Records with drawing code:
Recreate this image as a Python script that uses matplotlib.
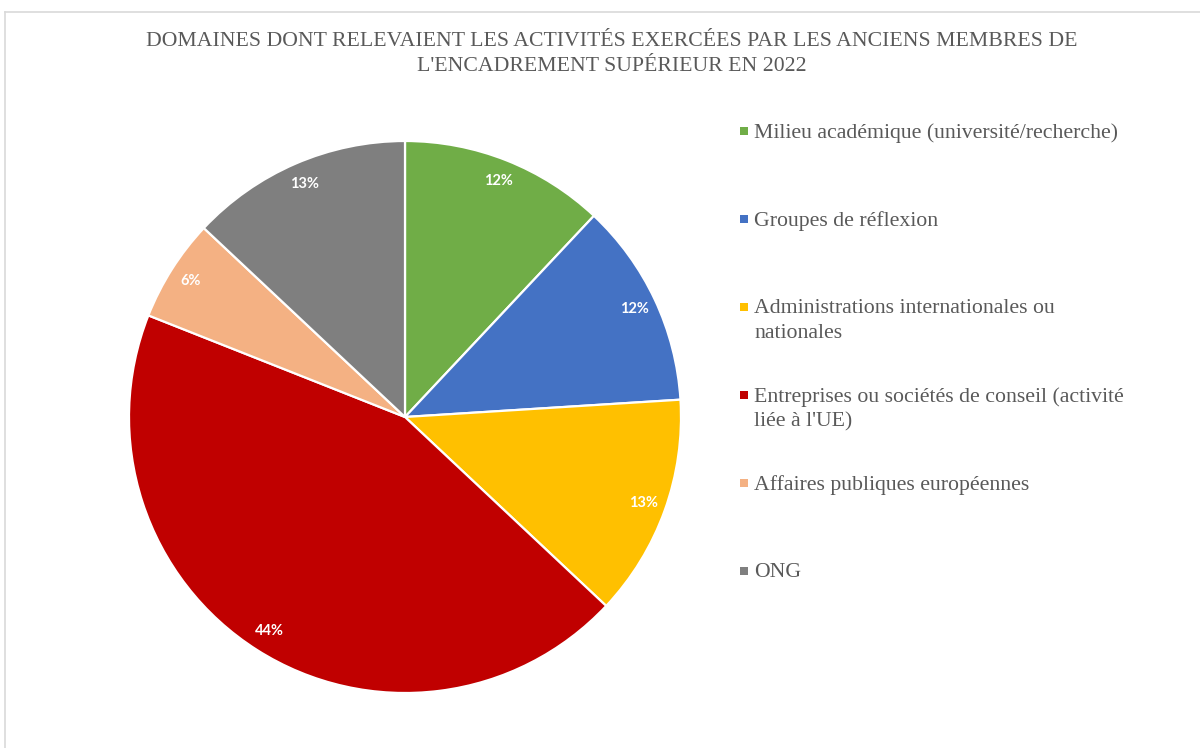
import matplotlib
matplotlib.use("Agg")
import matplotlib.pyplot as plt
from matplotlib.patches import Rectangle
from matplotlib.lines import Line2D

title = ("DOMAINES DONT RELEVAIENT LES ACTIVITÉS EXERCÉES PAR LES ANCIENS MEMBRES DE\n"
         "L'ENCADREMENT SUPÉRIEUR EN 2022")
categories = [
    "Milieu académique (université/recherche)",
    "Groupes de réflexion",
    "Administrations internationales ou\nnationales",
    "Entreprises ou sociétés de conseil (activité\nliée à l'UE)",
    "Affaires publiques européennes",
    "ONG",
]
shares = [12, 12, 13, 44, 6, 13]
colors = ["#70AD47", "#4472C4", "#FFC000", "#C00000", "#F4B183", "#7F7F7F"]

W, H = 1200, 748
fig = plt.figure(figsize=(W / 100, H / 100), dpi=100)
fig.patch.set_facecolor("white")

# chart area frame (only left and top edges visible)
fig.add_artist(Line2D([5 / W, 5 / W], [0, 1 - 12 / H], color="#D9D9D9", lw=1.2))
fig.add_artist(Line2D([5 / W, 1], [1 - 12 / H, 1 - 12 / H], color="#D9D9D9", lw=1.2))

# pie: centre (405, 417) px, radius 276 px
cx, cy, r = 405, 417, 276
ax = fig.add_axes([(cx - r) / W, (H - cy - r) / H, 2 * r / W, 2 * r / H])
wedges, texts, autotexts = ax.pie(
    shares, colors=colors, startangle=90, counterclock=False, radius=1,
    autopct=lambda p: f"{p:.0f}%", pctdistance=0.92,
    wedgeprops=dict(edgecolor="white", linewidth=1.6),
    textprops=dict(color="white", fontsize=10.5, fontweight="bold", family="Lato"),
)
ax.set_xlim(-1, 1)
ax.set_ylim(-1, 1)
ax.set_aspect("equal")
ax.axis("off")

fig.text(612 / W, 1 - 54 / H, title, ha="center", va="center",
         family="Liberation Serif", fontsize=15.7, color="#595959", linespacing=1.42)

# legend
y0, step = 131, 88
for i, (lab, col) in enumerate(zip(categories, colors)):
    y = y0 + i * step
    fig.add_artist(Rectangle((740 / W, 1 - (y + 4) / H), 8 / W, 8 / H,
                             facecolor=col, edgecolor="none"))
    fig.text(754 / W, 1 - (y - 8) / H, lab, ha="left", va="top",
             family="Liberation Serif", fontsize=15.7, color="#595959", linespacing=1.42)

fig.savefig("out.png", dpi=100)
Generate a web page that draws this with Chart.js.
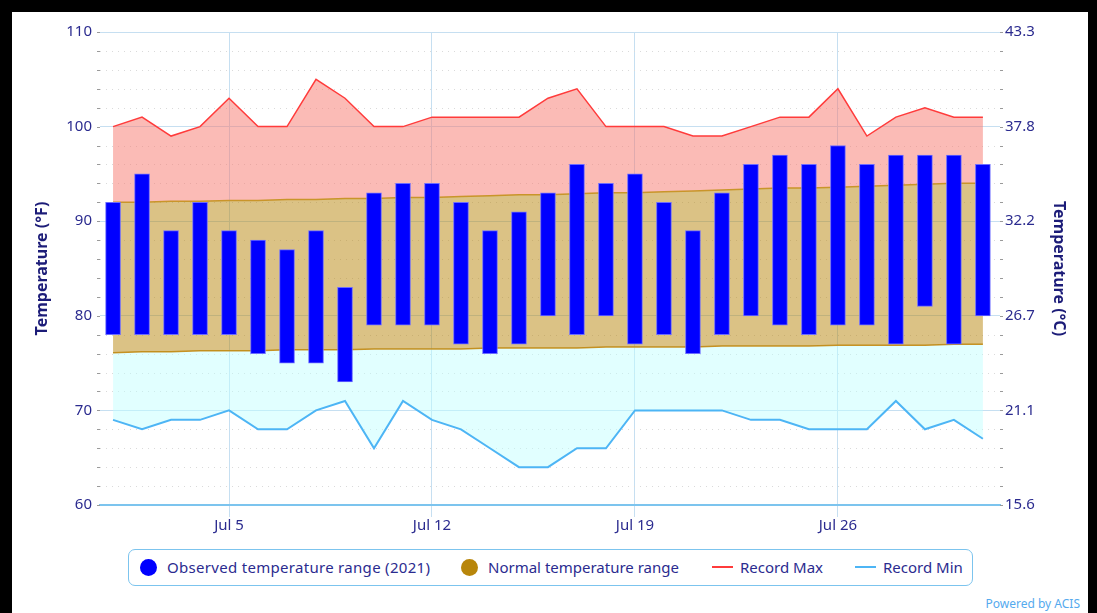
<!DOCTYPE html>
<html><head><meta charset="utf-8">
<script src="https://cdn.jsdelivr.net/npm/chart.js@4/dist/chart.umd.min.js"></script>
<style>
html,body{margin:0;padding:0;background:#000;width:1097px;height:613px;overflow:hidden;font-family:"Noto Sans",sans-serif;}
#panel{position:absolute;left:12px;top:12px;width:1076px;height:601px;background:#fff;}
#c{position:absolute;left:0;top:0;}
#legend{position:absolute;left:116px;top:537px;width:845px;height:37px;border:1.5px solid #7cc4ee;border-radius:7px;box-sizing:border-box;}
.item{position:absolute;top:0;height:34px;line-height:34px;font-size:15px;color:#2b2b8f;white-space:nowrap;}
.dot{position:absolute;top:9px;width:17px;height:17px;border-radius:50%;}
.ln{position:absolute;top:16px;width:21px;height:2px;}
#acis{position:absolute;right:8px;top:583px;font-size:12px;color:#55aaee;}
</style></head>
<body>
<div id="panel">
<canvas id="c" width="1076" height="530"></canvas>
<div id="legend">
  <div class="dot" style="left:11px;background:#0000ff"></div>
  <div class="item" style="left:38px;letter-spacing:0.3px">Observed temperature range (2021)</div>
  <div class="dot" style="left:332px;background:#b8860b"></div>
  <div class="item" style="left:359px">Normal temperature range</div>
  <div class="ln" style="left:583px;background:#ff3b3b"></div>
  <div class="item" style="left:611px">Record Max</div>
  <div class="ln" style="left:726px;background:#4db5f5"></div>
  <div class="item" style="left:754px">Record Min</div>
</div>
<div id="acis">Powered by ACIS</div>
</div>
<script>
const days = [1,2,3,4,5,6,7,8,9,10,11,12,13,14,15,16,17,18,19,20,21,22,23,24,25,26,27,28,29,30,31];
const obsLow  = [78,78,78,78,78,76,75,75,73,79,79,79,77,76,77,80,78,80,77,78,76,78,80,79,78,79,79,77,81,77,80];
const obsHigh = [92,95,89,92,89,88,87,89,83,93,94,94,92,89,91,93,96,94,95,92,89,93,96,97,96,98,96,97,97,97,96];
const normHigh = [92.0,92.0,92.1,92.1,92.2,92.2,92.3,92.3,92.4,92.4,92.5,92.5,92.6,92.7,92.8,92.8,92.9,93.0,93.0,93.1,93.2,93.3,93.4,93.5,93.5,93.6,93.7,93.8,93.9,94.0,94.0];
const normLow  = [76.1,76.2,76.2,76.3,76.3,76.3,76.4,76.4,76.4,76.5,76.5,76.5,76.5,76.6,76.6,76.6,76.6,76.7,76.7,76.7,76.7,76.8,76.8,76.8,76.8,76.9,76.9,76.9,76.9,77.0,77.0];
const recMax = [100,101,99,100,103,100,100,105,103,100,100,101,101,101,101,103,104,100,100,100,99,99,100,101,101,104,99,101,102,101,101];
const recMin = [69,68,69,69,70,68,68,70,71,66,71,69,68,66,64,64,66,66,70,70,70,70,69,69,68,68,68,71,68,69,67];
const xTickDays = [5,12,19,26];
const fTicks = [60,70,80,90,100,110];
const cTickLabels = ['15.6','21.1','26.7','32.2','37.8','43.3'];
const minorF = [62,64,66,68,72,74,76,78,82,84,86,88,92,94,96,98,102,104,106,108];

const labelColor = '#2b2b8f';
const titleColor = '#1c1c78';
const gridColor = '#c6dff1';
const f2c = f => (f - 32) * 5 / 9;

const pts = arr => days.map((d, i) => ({x: d, y: arr[i]}));

const minorGrid = {
  id: 'minorGrid',
  beforeDatasetsDraw(chart) {
    const {ctx, chartArea: a, scales: {y}} = chart;
    ctx.save();
    ctx.lineWidth = 1;
    ctx.strokeStyle = '#dadada';
    ctx.setLineDash([1, 5]);
    minorF.forEach(v => {
      const py = Math.round(y.getPixelForValue(v)) + 0.5;
      ctx.beginPath(); ctx.moveTo(a.left, py); ctx.lineTo(a.right, py); ctx.stroke();
    });
    ctx.setLineDash([]);
    ctx.strokeStyle = '#9a9a9a';
    minorF.concat(fTicks).forEach(v => {
      const py = Math.round(y.getPixelForValue(v)) + 0.5;
      ctx.beginPath(); ctx.moveTo(a.left - 3, py); ctx.lineTo(a.left, py); ctx.stroke();
      ctx.beginPath(); ctx.moveTo(a.right, py); ctx.lineTo(a.right + 3, py); ctx.stroke();
    });
    ctx.restore();
  }
};

new Chart(document.getElementById('c'), {
  type: 'line',
  data: {
    datasets: [
      {type: 'bar', label: 'Observed temperature range (2021)', data: days.map((d, i) => ({x: d, y: [obsLow[i], obsHigh[i]]})),
       backgroundColor: '#0000ff', borderColor: '#6b6bff', borderWidth: 1, borderSkipped: false, barThickness: 15, order: 0, yAxisID: 'y'},
      {label: 'Normal high', data: pts(normHigh), borderColor: '#c9952a', borderWidth: 1.5, pointRadius: 0, tension: 0,
       fill: {target: 2}, backgroundColor: 'rgba(184,134,11,0.5)', order: 2, yAxisID: 'y'},
      {label: 'Normal low', data: pts(normLow), borderColor: '#c9952a', borderWidth: 1.5, pointRadius: 0, tension: 0,
       fill: false, order: 2, yAxisID: 'y'},
      {label: 'Record Max', data: pts(recMax), borderColor: '#ff3b3b', borderWidth: 1.5, pointRadius: 0, tension: 0,
       fill: {target: 1}, backgroundColor: 'rgba(247,120,110,0.5)', order: 3, yAxisID: 'y'},
      {label: 'Record Min', data: pts(recMin), borderColor: '#4db5f5', borderWidth: 2, pointRadius: 0, tension: 0,
       fill: {target: 2}, backgroundColor: 'rgba(192,255,255,0.47)', order: 3, yAxisID: 'y'}
    ]
  },
  options: {
    responsive: false,
    animation: false,
    devicePixelRatio: 1,
    layout: {padding: {top: 20, left: 0, right: 0, bottom: 0}},
    plugins: {legend: {display: false}, tooltip: {enabled: false}},
    scales: {
      x: {
        type: 'linear', min: 0.55, max: 31.59, offset: false,
        afterBuildTicks: s => { s.ticks = xTickDays.map(v => ({value: v})); },
        ticks: {callback: v => 'Jul ' + v, color: labelColor, font: {family: 'Noto Sans', size: 15}, padding: 0, maxRotation: 0, autoSkip: false},
        grid: {color: gridColor, drawTicks: true, tickLength: 12, offset: false},
        border: {display: true, color: '#7cc4ee', width: 2},
        afterFit: s => { s.height = 37; }
      },
      y: {
        position: 'left', min: 60, max: 110,
        afterBuildTicks: s => { s.ticks = fTicks.map(v => ({value: v})); },
        ticks: {color: labelColor, font: {family: 'Noto Sans', size: 15}, padding: 8},
        grid: {color: gridColor, drawTicks: false},
        border: {display: false},
        title: {display: true, text: 'Temperature (°F)', color: titleColor, font: {family: 'Noto Sans', size: 16, weight: 'bold'}, padding: {top: 21, bottom: 0}},
        afterFit: s => { s.width = 88; }
      },
      y2: {
        position: 'right', min: f2c(60), max: f2c(110),
        afterBuildTicks: s => { s.ticks = fTicks.map(v => ({value: f2c(v)})); },
        ticks: {color: labelColor, font: {family: 'Noto Sans', size: 15}, padding: 5,
                callback: (v, i) => cTickLabels[i]},
        grid: {display: false, drawTicks: false},
        border: {display: false},
        title: {display: true, text: 'Temperature (°C)', color: titleColor, font: {family: 'Noto Sans', size: 16, weight: 'bold'}, padding: {top: 20, bottom: 0}},
        afterFit: s => { s.width = 88; }
      }
    }
  },
  plugins: [minorGrid]
});
</script>
</body></html>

▶ [INSTRUCTIONS TO FOLLOW]:
Leave out any pictures, please, and quote only the lines from the top of the data through the line that contains "from matplotlib.lines import Line2D".

▶ [OUTPUT BELOW]:
Recreate this image as a Python script that uses matplotlib.
import matplotlib
matplotlib.use("Agg")
import matplotlib.pyplot as plt
from matplotlib.patches import Rectangle
from matplotlib.lines import Line2D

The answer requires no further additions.